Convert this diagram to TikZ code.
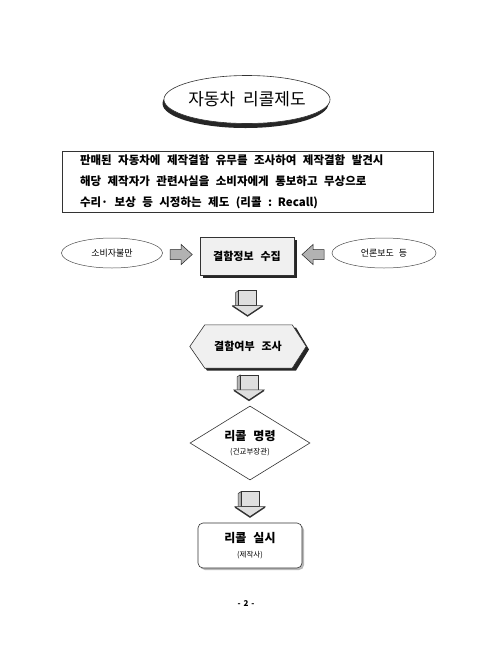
\documentclass[tikz,border=0pt]{standalone}
\usepackage{fontspec}
\setmainfont{Noto Sans CJK KR}
\usetikzlibrary{shapes.geometric,calc}
\tikzset{
  shadowfill/.style={fill=black!85},
  harrow/.style={fill=gray!60, draw=gray!30!black, line width=0.5pt},
  dshaft/.style={fill=gray!25, draw=gray!40!black, line width=0.5pt},
  dside/.style={fill=gray!55, draw=gray!40!black, line width=0.5pt},
  thinbox/.style={draw=black!80, line width=0.6pt},
  lbl/.style={font=\fontsize{11}{13}\selectfont\bfseries, align=center, inner sep=0pt},
}
\newcommand{\downarr}[1]{%
  \begin{scope}[shift={(#1)}]
    \filldraw[dside] (-12,-10) -- (-9,-12) -- (-9,3) -- (-12,4) -- cycle;
    \filldraw[dshaft] (-9,-12) -- (9,-12) -- (9,3) -- (-9,3) -- cycle;
    \filldraw[dshaft] (-15,3) -- (15,3) -- (0,13) -- cycle;
    \draw[gray!40!black, line width=1.2pt] (-15,3.5) -- (0,13.5) -- (15,3.5);
  \end{scope}}
\begin{document}
\begin{tikzpicture}[x=1pt,y=-1pt]
\useasboundingbox[fill=white] (0,0) rectangle (480,657);

% title
\fill[shadowfill] (245.5,103.5) ellipse [x radius=83, y radius=24.5];
\node[ellipse, thinbox, fill=white, minimum width=166pt, minimum height=48pt,
      font=\fontsize{17}{20}\selectfont, inner sep=0pt] (title) at (247,99.5)
      {자동차\hspace{8pt}리콜제도};

% description
\node[thinbox, minimum width=371pt, minimum height=59pt, inner xsep=18pt,
      text width=335pt, align=left,
      font=\fontsize{11.5}{21}\selectfont\bfseries] (desc) at (247.5,181.5)
      {\spaceskip=6.5pt
       판매된 자동차에 제작결함 유무를 조사하여 제작결함 발견시\\
       해당 제작자가 관련사실을 소비자에게 통보하고 무상으로\\
       수리· 보상 등 시정하는 제도 (리콜 : Recall)};

% side ellipses
\node[ellipse, draw=black!70, line width=0.5pt, minimum width=101pt, minimum height=30pt,
      font=\fontsize{9}{11}\selectfont] (consumer) at (112,253) {소비자불만};
\node[ellipse, draw=black!70, line width=0.5pt, minimum width=104pt, minimum height=30pt,
      font=\fontsize{9}{11}\selectfont] (press) at (384,253) {언론보도\hspace{5pt}등};

% collect box
\fill[shadowfill] (202.5,239.5) rectangle (296.5,277.5);
\node[thinbox, fill=gray!12, minimum width=94pt, minimum height=38pt, lbl] (collect)
      at (247,256) {결함정보\hspace{7pt}수집};

% horizontal block arrows
\coordinate (ha1) at ($(consumer.east)!0.5!(collect.west)$);
\coordinate (ha2) at ($(press.west)!0.5!(collect.east)$);
\filldraw[harrow, shift={(ha1)}] (-11,-5) -- (0,-5) -- (0,-10) -- (11,0) -- (0,10) -- (0,5) -- (-11,5) -- cycle;
\filldraw[harrow, shift={(ha2)}] (11,-5) -- (0,-5) -- (0,-10) -- (-11,0) -- (0,10) -- (0,5) -- (11,5) -- cycle;

% hexagon: defect check
\node[minimum width=90pt, minimum height=43pt, inner sep=0pt] (check) at (248,346.5) {};
\fill[shadowfill] (192,349.5) -- (207,327.5) -- (296,327.5) -- (309,349.5) -- (296,370.5) -- (207,370.5) -- cycle;
\filldraw[thinbox, fill=gray!12] (check.west) ++(-13,0) -- ($(check.north west)+(2,0)$) -- ($(check.north east)+(-1,0)$)
   -- ($(check.east)+(13,0)$) -- ($(check.south east)+(-1,0)$) -- ($(check.south west)+(2,0)$) -- cycle;
\node[lbl] (checktext) at (check) {결함여부\hspace{7pt}조사};

% diamond: recall order
\node[diamond, thinbox, fill=white, minimum width=120pt, minimum height=74pt, aspect=1.6,
      inner sep=0pt, align=center] (order) at (250,443)
      {{\fontsize{12}{14}\selectfont\bfseries 리콜\hspace{7pt}명령}\\[2pt]{\fontsize{7.5}{9}\selectfont (건교부장관)}};

% rounded box: recall execution
\fill[gray!55, rounded corners=5pt] (200,525) rectangle (304,570);
\node[thinbox, fill=white, rounded corners=5pt, minimum width=104pt, minimum height=45pt,
      align=center, inner sep=0pt] (exec) at (250,545.5)
      {{\fontsize{12}{14}\selectfont\bfseries 리콜\hspace{7pt}실시}\\[3pt]{\fontsize{7.5}{9}\selectfont (제작사)}};

% down arrows
\coordinate (da1) at ($(collect.south)!0.55!(check.north)$);
\coordinate (da2) at ($(check.south)!0.5!(order.north)$);
\coordinate (da3) at ($(order.south)!0.55!(exec.north)$);
\downarr{da1}
\downarr{da2}
\downarr{da3}

% page number
\node[font=\fontsize{8}{10}\selectfont\bfseries] (page) at (246,604) {-\hspace{3pt}2\hspace{3pt}-};
\end{tikzpicture}
\end{document}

- - - - -

All the material shown above is to be copied exactly, with no pictures carried over.

**TASK SOLUTION**:
Convert this diagram to TikZ code.
\documentclass[tikz,border=0pt]{standalone}
\usepackage{fontspec}
\setmainfont{Noto Sans CJK KR}
\usetikzlibrary{shapes.geometric,calc}
\tikzset{
  shadowfill/.style={fill=black!85},
  harrow/.style={fill=gray!60, draw=gray!30!black, line width=0.5pt},
  dshaft/.style={fill=gray!25, draw=gray!40!black, line width=0.5pt},
  dside/.style={fill=gray!55, draw=gray!40!black, line width=0.5pt},
  thinbox/.style={draw=black!80, line width=0.6pt},
  lbl/.style={font=\fontsize{11}{13}\selectfont\bfseries, align=center, inner sep=0pt},
}
\newcommand{\downarr}[1]{%
  \begin{scope}[shift={(#1)}]
    \filldraw[dside] (-12,-10) -- (-9,-12) -- (-9,3) -- (-12,4) -- cycle;
    \filldraw[dshaft] (-9,-12) -- (9,-12) -- (9,3) -- (-9,3) -- cycle;
    \filldraw[dshaft] (-15,3) -- (15,3) -- (0,13) -- cycle;
    \draw[gray!40!black, line width=1.2pt] (-15,3.5) -- (0,13.5) -- (15,3.5);
  \end{scope}}
\begin{document}
\begin{tikzpicture}[x=1pt,y=-1pt]
\useasboundingbox[fill=white] (0,0) rectangle (480,657);

% title
\fill[shadowfill] (245.5,103.5) ellipse [x radius=83, y radius=24.5];
\node[ellipse, thinbox, fill=white, minimum width=166pt, minimum height=48pt,
      font=\fontsize{17}{20}\selectfont, inner sep=0pt] (title) at (247,99.5)
      {자동차\hspace{8pt}리콜제도};

% description
\node[thinbox, minimum width=371pt, minimum height=59pt, inner xsep=18pt,
      text width=335pt, align=left,
      font=\fontsize{11.5}{21}\selectfont\bfseries] (desc) at (247.5,181.5)
      {\spaceskip=6.5pt
       판매된 자동차에 제작결함 유무를 조사하여 제작결함 발견시\\
       해당 제작자가 관련사실을 소비자에게 통보하고 무상으로\\
       수리· 보상 등 시정하는 제도 (리콜 : Recall)};

% side ellipses
\node[ellipse, draw=black!70, line width=0.5pt, minimum width=101pt, minimum height=30pt,
      font=\fontsize{9}{11}\selectfont] (consumer) at (112,253) {소비자불만};
\node[ellipse, draw=black!70, line width=0.5pt, minimum width=104pt, minimum height=30pt,
      font=\fontsize{9}{11}\selectfont] (press) at (384,253) {언론보도\hspace{5pt}등};

% collect box
\fill[shadowfill] (202.5,239.5) rectangle (296.5,277.5);
\node[thinbox, fill=gray!12, minimum width=94pt, minimum height=38pt, lbl] (collect)
      at (247,256) {결함정보\hspace{7pt}수집};

% horizontal block arrows
\coordinate (ha1) at ($(consumer.east)!0.5!(collect.west)$);
\coordinate (ha2) at ($(press.west)!0.5!(collect.east)$);
\filldraw[harrow, shift={(ha1)}] (-11,-5) -- (0,-5) -- (0,-10) -- (11,0) -- (0,10) -- (0,5) -- (-11,5) -- cycle;
\filldraw[harrow, shift={(ha2)}] (11,-5) -- (0,-5) -- (0,-10) -- (-11,0) -- (0,10) -- (0,5) -- (11,5) -- cycle;

% hexagon: defect check
\node[minimum width=90pt, minimum height=43pt, inner sep=0pt] (check) at (248,346.5) {};
\fill[shadowfill] (192,349.5) -- (207,327.5) -- (296,327.5) -- (309,349.5) -- (296,370.5) -- (207,370.5) -- cycle;
\filldraw[thinbox, fill=gray!12] (check.west) ++(-13,0) -- ($(check.north west)+(2,0)$) -- ($(check.north east)+(-1,0)$)
   -- ($(check.east)+(13,0)$) -- ($(check.south east)+(-1,0)$) -- ($(check.south west)+(2,0)$) -- cycle;
\node[lbl] (checktext) at (check) {결함여부\hspace{7pt}조사};

% diamond: recall order
\node[diamond, thinbox, fill=white, minimum width=120pt, minimum height=74pt, aspect=1.6,
      inner sep=0pt, align=center] (order) at (250,443)
      {{\fontsize{12}{14}\selectfont\bfseries 리콜\hspace{7pt}명령}\\[2pt]{\fontsize{7.5}{9}\selectfont (건교부장관)}};

% rounded box: recall execution
\fill[gray!55, rounded corners=5pt] (200,525) rectangle (304,570);
\node[thinbox, fill=white, rounded corners=5pt, minimum width=104pt, minimum height=45pt,
      align=center, inner sep=0pt] (exec) at (250,545.5)
      {{\fontsize{12}{14}\selectfont\bfseries 리콜\hspace{7pt}실시}\\[3pt]{\fontsize{7.5}{9}\selectfont (제작사)}};

% down arrows
\coordinate (da1) at ($(collect.south)!0.55!(check.north)$);
\coordinate (da2) at ($(check.south)!0.5!(order.north)$);
\coordinate (da3) at ($(order.south)!0.55!(exec.north)$);
\downarr{da1}
\downarr{da2}
\downarr{da3}

% page number
\node[font=\fontsize{8}{10}\selectfont\bfseries] (page) at (246,604) {-\hspace{3pt}2\hspace{3pt}-};
\end{tikzpicture}
\end{document}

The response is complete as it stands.